Bank loans and notes payable consisted of the following at June 30, 2012 and June 30, 2011:

 

 

    2012     2011  
             

Note payable to the seller of Tier Electronics LLC payable in annual installments of

  $450,000 on January 21, 2013 and January 21, 2014.  Interest accrues at a rate of

  8% and is payable monthly.  The promissory note is collateralized by the Company’s

  membership interest in its wholly-owned subsidiary Tier Electronics LLC.  See note

  (a) below.

  $ 900,000     $ 1,350,000  
                 

Note payable to Wisconsin Department of Commerce payable in monthly

  installments of $22,800, including interest at 2%, with the final payment due May 1,

  2017; collateralized by equipment purchased with the loan proceeds and

  substantially all assets of the Company not otherwise collateralized.  The Company

  is required to maintain and increase a specified number of employees, and the

  interest rate is increased in certain cases for failure to meet this requirement.

    1,279,367       1,300,000  
                 

Bank loan payable in fixed monthly payments of $6,800 of principal and interest at a

  rate of .25% below prime, as defined, subject to a floor of 5% as of June 30, 2012

  and 2011 with any principal due at maturity on June 1, 2018; collateralized by the

  building and land.

    719,528       763,338  
                 

Note payable in fixed monthly installments of $6,716 of principal and interest at

  a rate of 5.5% with any principal due at maturity on May 1, 2028; collateralized by the

  building and land.

    764,981       794,074  
                 

Bank loan payable in monthly installments of $21,000 of principal and interest at a

  rate equal to prime, as defined, subject to a floor of 4.25% with any principal due at

  maturity on December 1, 2013; collateralized by specific equipment.
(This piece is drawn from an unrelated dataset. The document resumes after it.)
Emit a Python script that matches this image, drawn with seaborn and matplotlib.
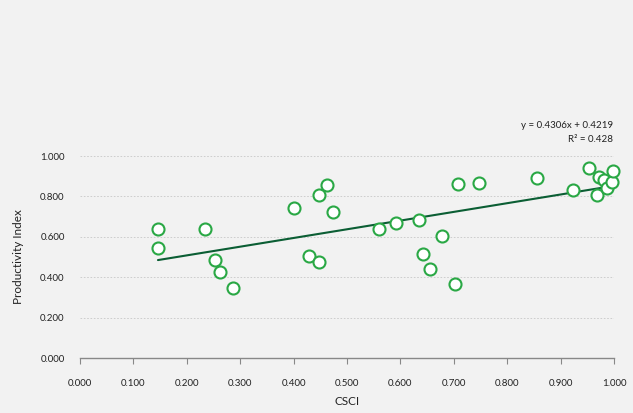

    274,084       508,732  
    $ 3,937,960     $ 4,716,144  

 

(a)   If the federal capital gains  tax rate exceeds 15% and or the State of Wisconsin capital gains tax rate  exceeds 5.425% at any time prior to the payment in full of the unpaid  principal balance and accrued interest on the promissory note, then the  principal amount of the promissory note (retroactive to January 21, 2011) shall  be increased by an amount equal to the product of (a) the aggregate amount  of federal and state capital gain realized by the Seller or Seller’s sole member,  as applicable, in connection with the acquisition, multiplied by (b) the  difference between (i) the combined federal and State of Wisconsin capital  gains tax rate as of the date of calculation, minus (ii) the combined federal and  State of Wisconsin capital gains tax rate of 20.425% as of January 21, 2011.  Any adjustment to the principal amount of the promissory note shall be effected by increasing the amount of the last payment due under the promissory note without affecting the next regularly scheduled payment(s) under the promissory note.  The loan was amended in January 2012 and the initial payment of $450,000 due on January 21, 2012 was deferred and paid in three equal installments of $150,000 on February 21, March 21 and April 7, 2012.  Interest continued to accrue at a rate of 8% and was payable monthly.

 

Maximum aggregate annual principal payments for fiscal periods subsequent to June 30, 2012 are as follows:

 

2013   $ 1,022,826  
2014     815,929  
2015     346,455  
2016     386,464  
2017     342,850  
2018 and thereafter     1,023,436  
    $ 3,937,960  

 

The loan agreements with the bank require the Company to meet certain operating ratios.  The Company was not in compliance with such covenants as of June 30, 2011, for which a waiver was obtained from the bank on June 27, 2011 which waived the covenants through June 29, 2012.  On June 28, 2012 the bank permanently waived the covenants.